Os reformados recebiam as suas pensões com uma certa regularidade – mas não podiam comprar nada com as mesmas – e os idosos começaram a pedir esmola. Os serviços médicos ainda se encontravam disponíveis gratuitamente para todos mas poucos podiam pagar a medicação – cujos stocks, de qualquer das formas, estavam incompletos. Simultaneamente aumentava a classe criminosa: em tempos de dificuldade económica a corrupção e a extorsão florescem sempre. Além de subornos e roubos a única forma de ganhar dinheiro passava por trabalhar no setor privado, de preferência para uma empresa estrangeira ou um empreendimento conjunto com uma. Isso significava, na melhor das hipóteses, um salário em dólares ou em qualquer outra moeda. Os salários eram pagos em dinheiro: quem se preocupa com impostos quando a vida é tão difícil? Os proprietários de pequenos negócios na Grécia, que nunca foram contribuintes entusiastas e que agora resolutamente recusam cartões de crédito, irão simpatizar connosco.
O que esperar?
Uma vez mais: o sofrimento dos gregos será mais suave do que o nosso foi. Se os turistas continuarem a ir – e irão continuar – os gregos terão mais acesso a moeda do que as pessoas em 1992, em Moscovo. Além disso, o governo grego – de esquerda que seja – poderá evitar alguns dos erros da Rússia se não emitir grandes empréstimos, em moeda recém impressa, a indústrias e fazendas. Temo, no entanto, que poderá sucumbir à tentação: o Fundo Monetário Internacional já não irá olhar por cima do ombro e a austeridade terá poucos defensores.

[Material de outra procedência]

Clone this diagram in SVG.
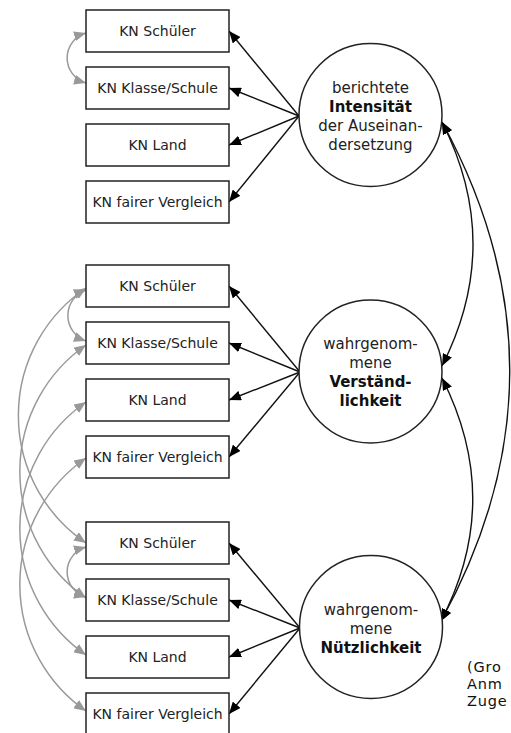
<svg xmlns="http://www.w3.org/2000/svg" width="511" height="733" viewBox="0 0 511 733">
<style>
.box{fill:#fff;stroke:#222;stroke-width:1.5}
.bt{font-family:"DejaVu Sans",Verdana,sans-serif;font-size:14px;fill:#222;text-anchor:middle}
.circ{fill:#fff;stroke:#222;stroke-width:1.5}
.ct{font-family:"DejaVu Sans",Verdana,sans-serif;font-size:15px;fill:#222;text-anchor:middle}
.b{font-weight:bold;fill:#111}
.blk{fill:none;stroke:#111;stroke-width:1.4;marker-end:url(#ab)}
.bi{fill:none;stroke:#111;stroke-width:1.4;marker-start:url(#ab);marker-end:url(#ab)}
.gr{fill:none;stroke:#999;stroke-width:1.5;marker-start:url(#ag);marker-end:url(#ag)}
.note{font-family:"DejaVu Sans",Verdana,sans-serif;font-size:14.5px;letter-spacing:0.8px;fill:#111}
</style>
<defs>
<marker id="ab" viewBox="0 0 12 10" refX="12" refY="5" markerWidth="12" markerHeight="10" markerUnits="userSpaceOnUse" orient="auto-start-reverse"><path d="M0,0 L12,5 L0,10 z" fill="#000"/></marker>
<marker id="ag" viewBox="0 0 12 10" refX="12" refY="5" markerWidth="12" markerHeight="10" markerUnits="userSpaceOnUse" orient="auto-start-reverse"><path d="M0,0 L12,5 L0,10 z" fill="#999"/></marker>
</defs>

<g id="connectors">
<path class="blk" d="M299,116 L229,31"/>
<path class="blk" d="M299,116 L229,88"/>
<path class="blk" d="M299,116 L229,145"/>
<path class="blk" d="M299,116 L229,202"/>
<path class="blk" d="M300,372 L229,286"/>
<path class="blk" d="M300,372 L229,343"/>
<path class="blk" d="M300,372 L229,400"/>
<path class="blk" d="M300,372 L229,457"/>
<path class="blk" d="M300,628 L229,543"/>
<path class="blk" d="M300,628 L229,600"/>
<path class="blk" d="M300,628 L229,657"/>
<path class="blk" d="M300,628 L229,714"/>
<path class="bi" d="M442,122 Q504,244 442,366"/>
<path class="bi" d="M442,378 Q504,500 441,621"/>
<path class="bi" d="M442,122 Q578,372 441,621"/>
<path class="gr" d="M86,33 A26,26 0 0 0 86,83"/>
<path class="gr" d="M86,290 A27,27 0 0 0 86,341"/>
<path class="gr" d="M86,547 A26,26 0 0 0 86,597"/>
<path class="gr" d="M86,288 A154,154 0 0 0 86,543"/>
<path class="gr" d="M86,345 A154,154 0 0 0 86,598"/>
<path class="gr" d="M86,402 A154,154 0 0 0 86,655"/>
<path class="gr" d="M86,458 A154,154 0 0 0 86,711"/>
</g>

<g id="n1s"><rect class="box" x="86" y="10" width="143" height="42"/><text class="bt" x="157.5" y="36">KN Schüler</text></g>
<g id="n1k"><rect class="box" x="86" y="67" width="143" height="42"/><text class="bt" x="157.5" y="93">KN Klasse/Schule</text></g>
<g id="n1l"><rect class="box" x="86" y="124" width="143" height="42"/><text class="bt" x="157.5" y="150">KN Land</text></g>
<g id="n1f"><rect class="box" x="86" y="181" width="143" height="42"/><text class="bt" x="157.5" y="207">KN fairer Vergleich</text></g>

<g id="n2s"><rect class="box" x="86" y="265" width="143" height="42"/><text class="bt" x="157.5" y="291">KN Schüler</text></g>
<g id="n2k"><rect class="box" x="86" y="322" width="143" height="42"/><text class="bt" x="157.5" y="348">KN Klasse/Schule</text></g>
<g id="n2l"><rect class="box" x="86" y="379" width="143" height="42"/><text class="bt" x="157.5" y="405">KN Land</text></g>
<g id="n2f"><rect class="box" x="86" y="436" width="143" height="42"/><text class="bt" x="157.5" y="462">KN fairer Vergleich</text></g>

<g id="n3s"><rect class="box" x="86" y="522" width="143" height="42"/><text class="bt" x="157.5" y="548">KN Schüler</text></g>
<g id="n3k"><rect class="box" x="86" y="579" width="143" height="42"/><text class="bt" x="157.5" y="605">KN Klasse/Schule</text></g>
<g id="n3l"><rect class="box" x="86" y="636" width="143" height="42"/><text class="bt" x="157.5" y="662">KN Land</text></g>
<g id="n3f"><rect class="box" x="86" y="693" width="143" height="42"/><text class="bt" x="157.5" y="719">KN fairer Vergleich</text></g>

<g id="f1"><circle class="circ" cx="370.5" cy="115" r="71.5"/>
<text class="ct" x="370.5" y="93">berichtete</text>
<text class="ct b" x="370.5" y="112">Intensität</text>
<text class="ct" x="370.5" y="131">der Auseinan-</text>
<text class="ct" x="370.5" y="150">dersetzung</text></g>

<g id="f2"><circle class="circ" cx="370.5" cy="371.5" r="71.5"/>
<text class="ct" x="370.5" y="349">wahrgenom-</text>
<text class="ct" x="370.5" y="368">mene</text>
<text class="ct b" x="370.5" y="387">Verständ-</text>
<text class="ct b" x="370.5" y="406">lichkeit</text></g>

<g id="f3"><circle class="circ" cx="371" cy="627" r="71.5"/>
<text class="ct" x="371" y="615">wahrgenom-</text>
<text class="ct" x="371" y="634">mene</text>
<text class="ct b" x="371" y="653">Nützlichkeit</text></g>

<g id="note">
<text class="note" x="467" y="672">(Gro</text>
<text class="note" x="467" y="689">Anm</text>
<text class="note" x="467" y="706">Zuge</text>
</g>
</svg>
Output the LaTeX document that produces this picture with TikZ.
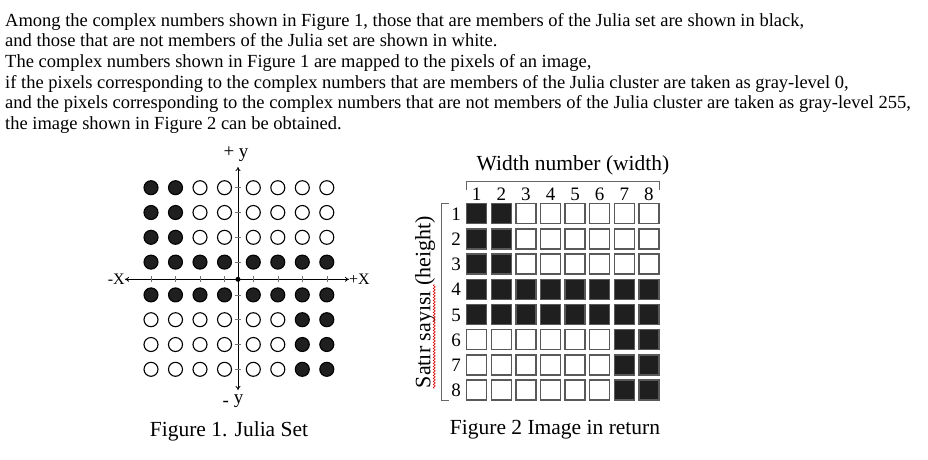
\documentclass[tikz,border=0pt]{standalone}
\usepackage{fontspec}
\setmainfont{Liberation Serif}
\usetikzlibrary{arrows.meta,positioning,calc,decorations.pathmorphing}

\begin{document}
\begin{tikzpicture}[
  x=1pt, y=-1pt,
  >={To[length=4pt,width=5pt]},
  every node/.style={inner sep=0pt, font=\fontsize{19}{22}\selectfont},
  dot/.style={circle, draw=black, line width=1.1pt, minimum size=14pt},
  pix/.style={draw=black!65, line width=1.3pt, minimum size=20pt},
  caption/.style={anchor=base, font=\fontsize{21.5}{24}\selectfont},
  axis/.style={line width=0.8pt, <->},
  tick/.style={black!55, line width=0.6pt},
  bracket/.style={black!60, line width=1pt},
  squiggle/.style={red!85!black, line width=0.6pt, decorate,
              decoration={snake, amplitude=1pt, segment length=3pt}},
]
\useasboundingbox (0,0) rectangle (928,459);

% Introductory text
\node[anchor=north west, align=left, font=\fontsize{18.5}{20.6}\selectfont] (intro) at (5,13)
  {Among the complex numbers shown in Figure 1, those that are members of the Julia set are shown in black,\\
   and those that are not members of the Julia set are shown in white.\\
   The complex numbers shown in Figure 1 are mapped to the pixels of an image,\\
   if the pixels corresponding to the complex numbers that are members of the Julia cluster are taken as gray-level 0,\\
   and the pixels corresponding to the complex numbers that are not members of the Julia cluster are taken as gray-level 255,\\
   the image shown in Figure 2 can be obtained.};

% Dots (Figure 1) and pixels (Figure 2)
\foreach \r in {1,...,8}
  \foreach \c in {1,...,8} {
    \pgfmathtruncatemacro\blk{((\r<4)&&(\c<3))||(\r==4)||(\r==5)||((\r>5)&&(\c>6))}
    \ifnum\blk=1 \def\cellfill{black!88}\else\def\cellfill{white}\fi
    \node[dot, fill=\cellfill] (d-\r-\c)
      at ({151+24.5*(\c-1)+4.3*(\c>4)}, {187.7+24.8*(\r-1)+8*(\r>4)}) {};
    \node[pix, fill=\cellfill] (p-\r-\c)
      at ({476.7+24.6*(\c-1)}, {213.7+25.2*(\r-1)}) {};
  }

% Axes
\coordinate (xl) at (125,279.3);
\coordinate (xr) at (349,279.3);
\coordinate (yt) at (238,167);
\coordinate (yb) at (238,390);
\draw[axis] (xl) -- (xr);
\draw[axis] (yb) -- (yt);
\node[circle, fill=black, minimum size=5pt] (o) at (238,279.3) {};
\foreach \c in {1,...,8}
  \draw[tick] ([yshift=3pt]d-1-\c |- o) -- ([yshift=-3pt]d-1-\c |- o);
\foreach \r in {1,...,8}
  \draw[tick] ([xshift=-3pt]o |- d-\r-1) -- ([xshift=3pt]o |- d-\r-1);

\node[anchor=east, font=\fontsize{16}{18}\selectfont] (xminus) at (xl) {-X};
\node[anchor=west, font=\fontsize{16}{18}\selectfont] (xplus) at (xr) {+X};
\node[anchor=base] (yplus) at (236,157) {+ y};
\node[anchor=base] (yminus) at (233,403) {\raisebox{-3pt}{-} y};

% Pixel grid labels
\foreach \c in {1,...,8}
  \node[anchor=base] (cn-\c) at (p-1-\c |- 0,200) {\c};
\foreach \r in {1,...,8}
  \node[anchor=base east] (rn-\r) at ($(p-\r-1.west)+(-5,6.5)$) {\r};

\coordinate (lb) at (441.7,0);
\draw[bracket] (p-1-1.west |- 0,190) -- (p-1-1.west |- 0,181.7)
  -- (p-1-8.east |- 0,181.7) -- (p-1-8.east |- 0,190);
\draw[bracket] ([xshift=7pt]lb |- p-1-1.north) -- (lb |- p-1-1.north)
  -- (lb |- p-8-1.south) -- ([xshift=7pt]lb |- p-8-1.south);

\node[font=\fontsize{21.5}{24}\selectfont] (wlabel) at (573,165) {Width number (width)};
\node[rotate=90, font=\fontsize{22}{24}\selectfont] (hlabel) at (425,302) {Satır sayısı (height)};
\draw[squiggle] ($(hlabel.base west)+(4,0)$) -- ++(0,-104);

% Captions
\node[caption] (cap1) at (229,436) {Figure 1. Julia Set};
\node[caption] (cap2) at (555,434) {Figure 2 Image in return};

\end{tikzpicture}
\end{document}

O resgate do FMI foi difícil para os gregos. A infraestrutura social desgastou-se, muitos deixaram o país. Muitos terminaram desempregados e incapazes de pagar necessidades básicas – e outros perderam a segurança no emprego e benefícios como seguro de saúde.
Alexis Tsipras, o Primeiro-Ministro, continua a dizer aos seus eleitores que os europeus não se atrevem a expulsar a Grécia da zona euro e da UE. Lembre-se: em março de 1991 Boris Yeltsin prometeu que a União Soviética nunca desmoronaria.
Não se engane – com um voto “não” a Grécia será dirigida para fora da zona euro e logo depois da própria UE. Logo, avizinham-se maus tempos. A boa notícia é que se nós sobrevivemos aos nossos, os gregos irão sobreviver aos deles. O ser humano é resistente e adaptável e assim que as coisas ficam muito más muitos irão mover-se de formas que nunca imaginaram. Tal como Tsipras continua a dizer: ainda terão o seu orgulho e coragem. Poderá estar apenas a fazer campanha para manter o poder mas está certo ao tentar manter a moral em cima. Aqueles que desesperarem não têm hipótese.
Um voto “sim” provavelmente significaria um novo governo, possivelmente preparado para assumir compromissos difíceis e negociar algum alívio da dívida em troca. A vida será dura, também, mas com apoio externo irão fazer muito melhor do que fizemos há um quarto de século atrás.